Huddleston received a Ph.D. in Political Science and International Relations from the University of Southern California. For his dissertation, he constructed a new way of measuring the likelihood of a separatist group gaining legitimacy and international recognition. This new framework takes into consideration a country’s foreign policy decisions, military interventions, UN voting record, and participation in sanctions to determine a score of how likely the country is to support a separatist movement.
“After figuring out a score, we can tackle classical questions of how new countries come to exist, what role violence plays, and if diplomacy works for these groups,” Huddleston told the Envoy. “We can look at what role diplomacy plays in separatist movements and when these rebel groups start using diplomacy rather than protests, and non-violent activism as well as violence. The biggest finding I have is that more often than not they do not see much movement in terms of international recognition until there is violence. I think that is very unfortunate.”
Having been to refugee camps in Algeria during his undergraduate career, Huddleston’s research focuses on the western-Saharan case as well as anti-colonial and separatist movements in that region. By conducting interviews and speaking with government officials, he hopes to move his work from a “bird’s eye, statistical view” to a closer take on the situation, and gain a more concrete understanding of life on the ground, so to speak.
Another aspect of his research is how the international community reacts to separatist movements within democratic countries versus non-democratic countries.

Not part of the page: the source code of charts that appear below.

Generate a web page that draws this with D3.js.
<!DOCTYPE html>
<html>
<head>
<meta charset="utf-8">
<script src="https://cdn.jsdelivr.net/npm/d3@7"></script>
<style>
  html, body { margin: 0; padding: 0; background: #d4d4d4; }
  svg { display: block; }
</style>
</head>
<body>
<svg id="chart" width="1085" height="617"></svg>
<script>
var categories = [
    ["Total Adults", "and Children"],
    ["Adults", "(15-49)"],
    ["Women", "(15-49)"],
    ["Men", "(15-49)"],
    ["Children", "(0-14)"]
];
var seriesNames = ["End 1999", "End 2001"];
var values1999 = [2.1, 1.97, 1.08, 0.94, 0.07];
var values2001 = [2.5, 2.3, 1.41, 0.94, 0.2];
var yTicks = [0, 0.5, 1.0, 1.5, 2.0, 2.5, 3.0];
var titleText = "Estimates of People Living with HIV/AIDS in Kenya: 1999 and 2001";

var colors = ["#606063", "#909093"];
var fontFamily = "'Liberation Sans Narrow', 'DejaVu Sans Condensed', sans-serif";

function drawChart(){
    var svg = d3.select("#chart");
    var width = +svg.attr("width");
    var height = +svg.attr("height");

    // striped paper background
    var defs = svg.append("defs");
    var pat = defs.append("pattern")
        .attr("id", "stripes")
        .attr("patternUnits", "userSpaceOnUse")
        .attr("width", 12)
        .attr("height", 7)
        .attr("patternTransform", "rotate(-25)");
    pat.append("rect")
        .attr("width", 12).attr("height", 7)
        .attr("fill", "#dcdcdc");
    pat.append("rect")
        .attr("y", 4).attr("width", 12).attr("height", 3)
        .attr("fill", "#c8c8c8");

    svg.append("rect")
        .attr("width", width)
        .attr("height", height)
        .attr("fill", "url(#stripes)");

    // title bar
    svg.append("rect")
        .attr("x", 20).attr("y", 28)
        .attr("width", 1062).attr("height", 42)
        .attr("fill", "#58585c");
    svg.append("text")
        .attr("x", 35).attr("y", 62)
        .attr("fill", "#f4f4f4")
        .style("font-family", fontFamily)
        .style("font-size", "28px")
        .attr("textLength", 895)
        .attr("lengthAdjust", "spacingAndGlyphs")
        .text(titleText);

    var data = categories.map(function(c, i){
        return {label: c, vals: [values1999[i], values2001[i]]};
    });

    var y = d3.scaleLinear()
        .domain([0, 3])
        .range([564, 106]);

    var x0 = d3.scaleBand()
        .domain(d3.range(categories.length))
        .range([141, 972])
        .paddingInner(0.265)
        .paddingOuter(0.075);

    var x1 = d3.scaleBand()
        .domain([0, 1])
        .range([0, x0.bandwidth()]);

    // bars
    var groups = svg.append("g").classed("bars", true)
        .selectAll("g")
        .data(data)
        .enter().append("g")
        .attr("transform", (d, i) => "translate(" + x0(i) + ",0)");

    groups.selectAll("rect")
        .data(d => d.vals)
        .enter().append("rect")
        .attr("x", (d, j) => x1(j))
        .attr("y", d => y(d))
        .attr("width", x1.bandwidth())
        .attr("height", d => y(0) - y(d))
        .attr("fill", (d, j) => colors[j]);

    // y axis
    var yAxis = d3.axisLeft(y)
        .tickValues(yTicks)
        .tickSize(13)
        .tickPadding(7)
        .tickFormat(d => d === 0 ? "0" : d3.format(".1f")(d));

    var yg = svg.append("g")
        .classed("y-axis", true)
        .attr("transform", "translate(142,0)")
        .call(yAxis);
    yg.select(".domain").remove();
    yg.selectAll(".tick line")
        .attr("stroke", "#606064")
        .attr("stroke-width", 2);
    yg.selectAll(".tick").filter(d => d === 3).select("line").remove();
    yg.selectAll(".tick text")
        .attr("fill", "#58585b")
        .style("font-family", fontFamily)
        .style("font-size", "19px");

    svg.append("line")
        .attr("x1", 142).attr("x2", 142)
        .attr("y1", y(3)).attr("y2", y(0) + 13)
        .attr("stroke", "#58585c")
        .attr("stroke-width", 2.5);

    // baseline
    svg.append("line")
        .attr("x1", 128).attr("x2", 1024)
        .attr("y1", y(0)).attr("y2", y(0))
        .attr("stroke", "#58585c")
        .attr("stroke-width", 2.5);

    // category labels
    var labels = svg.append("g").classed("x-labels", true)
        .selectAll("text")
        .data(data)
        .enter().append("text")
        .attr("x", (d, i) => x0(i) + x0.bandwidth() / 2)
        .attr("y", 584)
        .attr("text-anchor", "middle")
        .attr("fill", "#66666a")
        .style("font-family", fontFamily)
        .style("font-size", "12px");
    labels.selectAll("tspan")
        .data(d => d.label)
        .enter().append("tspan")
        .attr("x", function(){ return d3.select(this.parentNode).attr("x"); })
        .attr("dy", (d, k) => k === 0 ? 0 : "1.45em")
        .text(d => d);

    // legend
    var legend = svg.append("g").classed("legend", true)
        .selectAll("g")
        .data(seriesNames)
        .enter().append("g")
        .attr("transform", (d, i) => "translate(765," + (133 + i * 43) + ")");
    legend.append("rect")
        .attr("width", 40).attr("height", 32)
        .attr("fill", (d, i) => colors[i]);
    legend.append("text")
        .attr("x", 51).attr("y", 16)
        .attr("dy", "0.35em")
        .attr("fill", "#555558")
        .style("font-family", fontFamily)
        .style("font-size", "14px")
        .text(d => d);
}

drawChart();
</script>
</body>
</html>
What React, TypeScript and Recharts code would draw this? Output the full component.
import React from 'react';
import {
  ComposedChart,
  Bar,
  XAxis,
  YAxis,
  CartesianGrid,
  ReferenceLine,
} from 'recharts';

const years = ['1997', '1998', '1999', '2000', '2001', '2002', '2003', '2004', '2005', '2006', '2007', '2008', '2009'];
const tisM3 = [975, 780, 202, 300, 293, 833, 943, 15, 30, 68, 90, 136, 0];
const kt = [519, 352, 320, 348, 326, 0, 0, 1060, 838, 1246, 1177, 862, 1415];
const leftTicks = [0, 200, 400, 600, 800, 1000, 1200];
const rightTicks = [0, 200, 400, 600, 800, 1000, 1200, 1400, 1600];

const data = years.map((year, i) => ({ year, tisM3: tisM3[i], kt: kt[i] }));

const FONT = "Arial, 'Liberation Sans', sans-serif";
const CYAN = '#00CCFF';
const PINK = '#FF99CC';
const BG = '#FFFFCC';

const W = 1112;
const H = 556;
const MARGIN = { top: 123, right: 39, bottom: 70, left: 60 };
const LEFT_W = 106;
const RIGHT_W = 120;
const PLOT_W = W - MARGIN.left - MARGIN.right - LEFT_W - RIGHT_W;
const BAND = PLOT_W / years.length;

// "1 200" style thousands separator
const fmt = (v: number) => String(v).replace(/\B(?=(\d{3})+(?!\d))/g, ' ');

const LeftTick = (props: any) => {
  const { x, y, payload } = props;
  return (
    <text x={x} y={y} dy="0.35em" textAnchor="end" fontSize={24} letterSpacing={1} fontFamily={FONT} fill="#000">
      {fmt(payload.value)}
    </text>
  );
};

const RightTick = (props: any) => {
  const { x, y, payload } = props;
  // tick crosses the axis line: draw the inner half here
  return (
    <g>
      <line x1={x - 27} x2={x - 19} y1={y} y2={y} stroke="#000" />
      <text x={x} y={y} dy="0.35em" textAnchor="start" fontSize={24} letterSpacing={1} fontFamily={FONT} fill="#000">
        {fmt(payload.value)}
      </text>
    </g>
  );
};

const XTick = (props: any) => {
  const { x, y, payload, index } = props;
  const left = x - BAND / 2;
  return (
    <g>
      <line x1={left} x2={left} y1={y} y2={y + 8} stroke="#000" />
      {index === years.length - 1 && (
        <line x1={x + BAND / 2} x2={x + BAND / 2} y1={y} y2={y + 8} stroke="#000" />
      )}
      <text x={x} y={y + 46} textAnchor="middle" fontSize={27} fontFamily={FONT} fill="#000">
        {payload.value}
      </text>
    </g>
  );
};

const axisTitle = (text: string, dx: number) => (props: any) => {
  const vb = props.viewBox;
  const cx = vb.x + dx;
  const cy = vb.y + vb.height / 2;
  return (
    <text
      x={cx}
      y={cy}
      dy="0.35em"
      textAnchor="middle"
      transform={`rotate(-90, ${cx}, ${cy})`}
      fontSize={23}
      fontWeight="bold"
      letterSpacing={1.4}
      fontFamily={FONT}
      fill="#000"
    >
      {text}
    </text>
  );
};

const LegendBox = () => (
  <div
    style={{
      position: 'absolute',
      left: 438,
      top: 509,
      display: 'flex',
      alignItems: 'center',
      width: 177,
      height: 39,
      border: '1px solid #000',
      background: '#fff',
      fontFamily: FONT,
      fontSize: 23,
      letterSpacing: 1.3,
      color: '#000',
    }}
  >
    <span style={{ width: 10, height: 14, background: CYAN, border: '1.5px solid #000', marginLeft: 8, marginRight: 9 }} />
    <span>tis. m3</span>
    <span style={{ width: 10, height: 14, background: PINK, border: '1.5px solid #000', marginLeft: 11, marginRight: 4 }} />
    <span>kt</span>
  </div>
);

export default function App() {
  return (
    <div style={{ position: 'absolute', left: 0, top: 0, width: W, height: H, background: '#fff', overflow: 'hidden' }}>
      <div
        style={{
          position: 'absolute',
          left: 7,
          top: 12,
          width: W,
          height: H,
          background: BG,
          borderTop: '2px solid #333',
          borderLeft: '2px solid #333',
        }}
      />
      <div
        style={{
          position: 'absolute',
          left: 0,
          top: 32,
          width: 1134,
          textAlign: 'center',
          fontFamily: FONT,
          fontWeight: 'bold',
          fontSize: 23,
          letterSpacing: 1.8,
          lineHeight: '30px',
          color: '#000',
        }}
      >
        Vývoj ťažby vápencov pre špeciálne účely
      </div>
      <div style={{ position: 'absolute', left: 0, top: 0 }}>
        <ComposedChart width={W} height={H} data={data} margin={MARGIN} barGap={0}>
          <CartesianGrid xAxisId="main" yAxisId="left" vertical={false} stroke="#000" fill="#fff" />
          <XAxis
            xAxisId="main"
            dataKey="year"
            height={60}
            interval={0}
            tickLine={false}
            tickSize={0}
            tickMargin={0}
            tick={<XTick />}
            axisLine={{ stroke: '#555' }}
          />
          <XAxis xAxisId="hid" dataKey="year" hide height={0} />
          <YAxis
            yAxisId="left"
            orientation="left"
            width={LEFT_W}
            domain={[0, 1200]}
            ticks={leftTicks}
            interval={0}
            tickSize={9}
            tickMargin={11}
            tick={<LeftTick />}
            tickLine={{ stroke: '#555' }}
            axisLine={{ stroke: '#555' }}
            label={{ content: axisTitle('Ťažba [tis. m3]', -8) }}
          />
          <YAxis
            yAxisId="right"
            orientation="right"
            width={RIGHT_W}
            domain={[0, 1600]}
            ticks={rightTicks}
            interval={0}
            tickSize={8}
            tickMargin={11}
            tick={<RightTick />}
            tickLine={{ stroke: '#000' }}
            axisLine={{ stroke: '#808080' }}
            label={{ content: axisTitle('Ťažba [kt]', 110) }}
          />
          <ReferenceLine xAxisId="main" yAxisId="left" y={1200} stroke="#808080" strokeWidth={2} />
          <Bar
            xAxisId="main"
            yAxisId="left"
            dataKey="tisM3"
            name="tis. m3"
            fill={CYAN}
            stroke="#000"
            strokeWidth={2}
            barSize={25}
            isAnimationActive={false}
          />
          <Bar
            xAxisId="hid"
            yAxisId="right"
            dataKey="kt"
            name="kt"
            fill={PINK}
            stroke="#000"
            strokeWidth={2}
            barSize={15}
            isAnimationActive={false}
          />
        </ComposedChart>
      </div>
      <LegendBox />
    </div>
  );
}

Recently, he has been watching the Catalonia referendum in Spain.
“With the Catalonian case, it is happening in a democracy, which already makes it a different kind of movement that we have often seen with separatist groups. There are a lot of reasons we may think the way things play out will look really different when it is happening in a democracy… the reason these groups a lot of time get sympathy around the world is that there is a norm that everyone should have representation in government. These groups are trying to break away from a democracy and it breaks the logic a little bit for observers.”
Outside of the classroom, Huddleston has some interesting hobbies as well. First, he makes bread. Not the throw-it-in-the-bread-machine kind of bread, but real homemade sourdough bread. However, if baked treats are not your thing, then ask Seton Hall’s newest diplomacy professor about his past in woodworking or his love for old cars. One day you may even see him cruising down South Orange Ave in his British roadster, a 66 MG.
If by chance you have a love of research, Professor Huddleston is the professor for you. During his undergraduate career, professors recognized his interest in research and fostered that skill. Now, he would like to do the same for his students.
“Those professors helped me to where I am, and I want to pay that forward when I come across students who I think have what it takes to make research a more permanent career path. On the other hand, I believe that understanding research, the process, the design, is helpful for all kinds of jobs,” he says. “Research is valuable in a research career, and research is valuable in every other kind of career. As much as I can communicate that message, which is really what I am focusing on, will be great for me, and that is really fulfilling”.